→ **Written request**
Count every line that has the word "matplotlib" in it; give no more than the number.

────────────────

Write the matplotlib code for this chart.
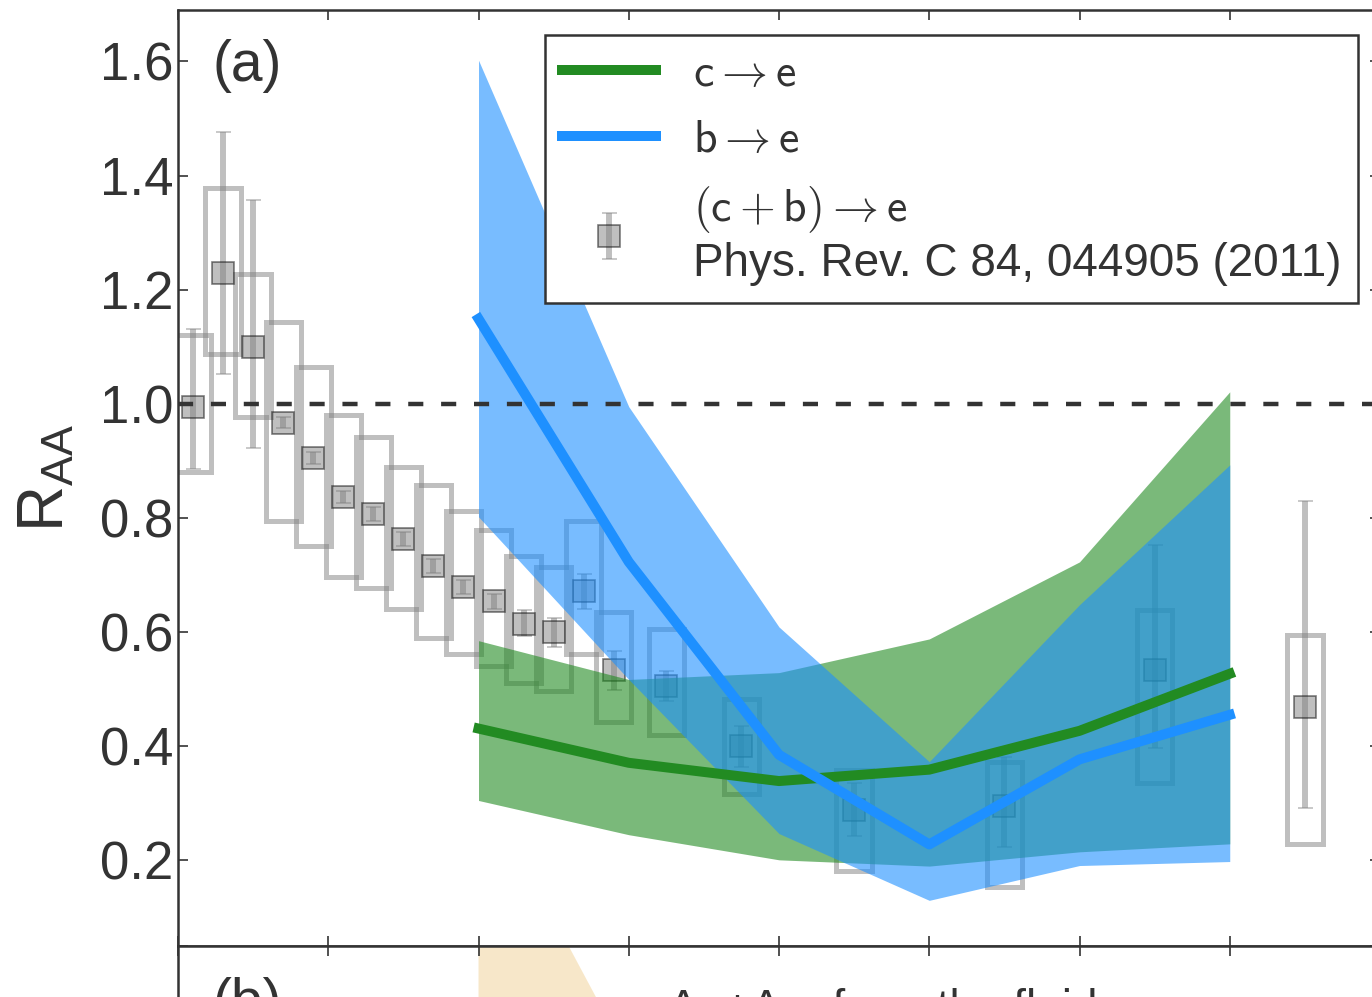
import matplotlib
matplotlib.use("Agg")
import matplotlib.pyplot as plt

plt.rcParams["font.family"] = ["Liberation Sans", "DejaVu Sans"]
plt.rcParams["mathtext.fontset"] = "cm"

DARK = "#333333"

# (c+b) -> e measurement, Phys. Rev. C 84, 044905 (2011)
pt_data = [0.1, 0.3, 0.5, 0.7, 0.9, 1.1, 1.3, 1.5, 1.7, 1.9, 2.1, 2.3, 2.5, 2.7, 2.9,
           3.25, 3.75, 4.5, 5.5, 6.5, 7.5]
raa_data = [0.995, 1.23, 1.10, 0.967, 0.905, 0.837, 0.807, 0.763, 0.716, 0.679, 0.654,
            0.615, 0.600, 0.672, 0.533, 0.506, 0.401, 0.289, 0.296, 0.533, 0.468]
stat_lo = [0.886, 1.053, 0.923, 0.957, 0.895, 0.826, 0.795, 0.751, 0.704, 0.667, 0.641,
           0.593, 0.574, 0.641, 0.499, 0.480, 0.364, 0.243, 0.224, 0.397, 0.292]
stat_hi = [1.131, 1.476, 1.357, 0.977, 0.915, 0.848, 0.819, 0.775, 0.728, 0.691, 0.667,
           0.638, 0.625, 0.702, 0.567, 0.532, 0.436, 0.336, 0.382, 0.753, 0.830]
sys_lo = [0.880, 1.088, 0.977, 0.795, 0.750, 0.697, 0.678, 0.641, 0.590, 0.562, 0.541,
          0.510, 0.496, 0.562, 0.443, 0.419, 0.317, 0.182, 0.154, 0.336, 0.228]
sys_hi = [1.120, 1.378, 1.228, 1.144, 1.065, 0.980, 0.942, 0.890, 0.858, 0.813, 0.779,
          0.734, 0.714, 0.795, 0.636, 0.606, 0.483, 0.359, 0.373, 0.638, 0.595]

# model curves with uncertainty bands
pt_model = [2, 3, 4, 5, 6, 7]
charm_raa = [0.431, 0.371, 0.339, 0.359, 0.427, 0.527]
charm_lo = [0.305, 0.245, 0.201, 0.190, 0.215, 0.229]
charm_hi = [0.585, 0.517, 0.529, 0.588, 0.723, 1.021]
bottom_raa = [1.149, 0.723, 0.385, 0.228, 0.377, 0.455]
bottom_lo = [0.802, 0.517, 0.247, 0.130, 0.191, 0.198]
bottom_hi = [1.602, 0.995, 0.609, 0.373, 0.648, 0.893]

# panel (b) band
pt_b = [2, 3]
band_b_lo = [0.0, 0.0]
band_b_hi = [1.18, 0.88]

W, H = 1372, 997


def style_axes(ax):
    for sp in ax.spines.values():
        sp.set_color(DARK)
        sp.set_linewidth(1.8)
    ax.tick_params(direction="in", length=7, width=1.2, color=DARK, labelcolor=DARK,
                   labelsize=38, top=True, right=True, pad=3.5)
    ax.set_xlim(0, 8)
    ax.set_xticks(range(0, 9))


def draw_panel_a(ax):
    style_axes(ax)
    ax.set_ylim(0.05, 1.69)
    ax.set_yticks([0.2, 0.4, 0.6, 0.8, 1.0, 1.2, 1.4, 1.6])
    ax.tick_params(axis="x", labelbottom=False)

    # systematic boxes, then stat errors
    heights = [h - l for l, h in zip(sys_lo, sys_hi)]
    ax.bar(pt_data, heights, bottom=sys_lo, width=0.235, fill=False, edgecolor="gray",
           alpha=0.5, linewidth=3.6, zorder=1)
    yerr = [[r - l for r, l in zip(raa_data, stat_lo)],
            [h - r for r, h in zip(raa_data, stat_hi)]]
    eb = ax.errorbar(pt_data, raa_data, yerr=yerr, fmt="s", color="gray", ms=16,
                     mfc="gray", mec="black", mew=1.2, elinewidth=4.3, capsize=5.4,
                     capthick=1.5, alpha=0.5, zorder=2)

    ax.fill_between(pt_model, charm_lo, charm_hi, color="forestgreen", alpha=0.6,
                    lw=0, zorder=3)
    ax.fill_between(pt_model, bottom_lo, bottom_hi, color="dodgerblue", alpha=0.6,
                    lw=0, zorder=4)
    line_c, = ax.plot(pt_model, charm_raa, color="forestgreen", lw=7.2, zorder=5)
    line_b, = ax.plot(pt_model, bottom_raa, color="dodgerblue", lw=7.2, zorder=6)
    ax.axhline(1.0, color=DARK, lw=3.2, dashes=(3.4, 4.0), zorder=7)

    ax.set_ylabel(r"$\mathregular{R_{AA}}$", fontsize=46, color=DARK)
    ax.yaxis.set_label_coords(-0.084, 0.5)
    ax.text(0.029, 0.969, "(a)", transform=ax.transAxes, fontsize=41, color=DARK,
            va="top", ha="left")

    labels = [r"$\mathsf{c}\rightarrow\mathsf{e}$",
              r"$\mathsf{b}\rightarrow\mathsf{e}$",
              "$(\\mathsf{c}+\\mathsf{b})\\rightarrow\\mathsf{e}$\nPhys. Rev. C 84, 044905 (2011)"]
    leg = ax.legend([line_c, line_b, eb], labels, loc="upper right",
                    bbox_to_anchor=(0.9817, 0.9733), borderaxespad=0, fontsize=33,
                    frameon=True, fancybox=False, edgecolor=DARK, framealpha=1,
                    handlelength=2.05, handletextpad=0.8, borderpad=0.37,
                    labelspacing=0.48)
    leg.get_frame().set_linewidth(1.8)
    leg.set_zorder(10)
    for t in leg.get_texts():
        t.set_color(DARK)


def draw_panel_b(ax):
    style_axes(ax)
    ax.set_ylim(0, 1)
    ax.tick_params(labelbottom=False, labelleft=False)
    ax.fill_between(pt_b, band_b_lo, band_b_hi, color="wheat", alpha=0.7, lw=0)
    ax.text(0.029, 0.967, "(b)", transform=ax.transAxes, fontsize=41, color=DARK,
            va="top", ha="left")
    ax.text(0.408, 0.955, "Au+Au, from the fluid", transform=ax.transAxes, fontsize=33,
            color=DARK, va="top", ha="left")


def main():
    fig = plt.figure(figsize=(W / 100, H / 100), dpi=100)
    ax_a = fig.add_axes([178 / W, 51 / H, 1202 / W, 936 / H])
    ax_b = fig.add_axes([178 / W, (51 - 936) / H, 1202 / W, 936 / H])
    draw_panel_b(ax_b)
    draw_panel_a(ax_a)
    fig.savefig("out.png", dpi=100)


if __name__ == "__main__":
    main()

────────────────

→ **Solution below**
4